在Ubuntu上安装Hadoop（集群模式）

在安装好单机模式的hadoop之后，我们就可以着手来在集群模式下安装hadoop了。在安装了单机版hadoop的机器上将hadoop转成集群模式是很容易的。首先来设置网络。

网络

首先，我们需要在同一个网络的几台机器（这里用的是192.168.0.0/24网段）。然后为了操作方便，我们需要给它们配上域名，直接在 /etc/hosts 文件里面加入以下内容。

1
192.168.0.1    master

2
192.168.0.2    slave

配置SSH

为了能让hadoop运行，需要让master机器能够登录到slave机器上，这就要配置SSH密钥。跟配置单机模式的时候相似，把 ~/.ssh/authorized_key 文件拷贝slave机器的 ~/.ssh/ 路径下。在完成后试试是否能够用运行hadoop的帐号登录slave机器，能的话这一步就算完成了。

安装hadoop

master机器上的配置项

HADOOP_HOME/conf/master 这个文件定义了在多机器模式下在那台机器上运行 namenode ， secondary namenode和jobtracker。我们可以通过运行 HADOOP_HOME/bin/start-all.sh 来启动多机器模式的hadoop。
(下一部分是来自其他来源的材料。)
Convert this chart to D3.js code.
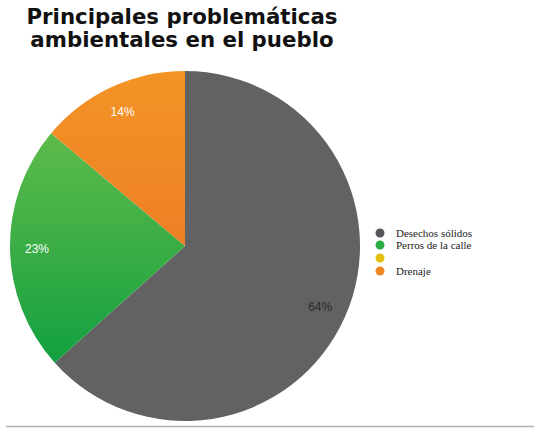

在master机器上，我们需要在 HADOOP_HOME/conf/master添加以下内容。

1
master

HADOOP_HOME/conf/slave 这个文件定义在多机器模式的hadoop里面在那些机器上运行datanode和tasktracker。需要在这个文件里面添加一下配置。

1
master

2
slave

所有机器上都需要的配置项

在 HADOOP_HOME/conf/core-site.xml 文件里面添加一下配置

1
<property>

2
  <name>fs.default.name</name>

3
  <value>hdfs://master:54310</value>

4
  <description>The name of the default file system.  A URI whose

5
  scheme and authority determine the FileSystem implementation.  The

6
  uri's scheme determines the config property (fs.SCHEME.impl) naming

7
  the FileSystem implementation class.  The uri's authority is used to

8
  determine the host, port, etc. for a filesystem.</description>

9
</property>

在HADOOP_HOME/conf/mapred-site.xml 文件里面添加以下配置：

1
<property>

2
  <name>mapred.job.tracker</name>

3
  <value>master:54311</value>

4
  <description>The host and port that the MapReduce job tracker runs

5
  at.  If "local", then jobs are run in-process as a single map

6
  and reduce task.

7
  </description>

8
</property>

在 HADOOP_HOME/conf/hdfs-site.xml 文件添加以下配置：

1
<property>

2
  <name>dfs.replication</name>

3
  <value>2</value>

4
  <description>Default block replication.

5
  The actual number of replications can be specified when the file is created.

6
  The default is used if replication is not specified in create time.

7
  </description>

8
</property>

接下来把HDFS文件系统来格式化一下

1
$ /usr/local/hadoop$ bin/hadoop namenode -format

然后运行 /usr/local/hasoop/bin/start-all.sh ，如果执行成功，多机器模式的hadoop就安装完成了。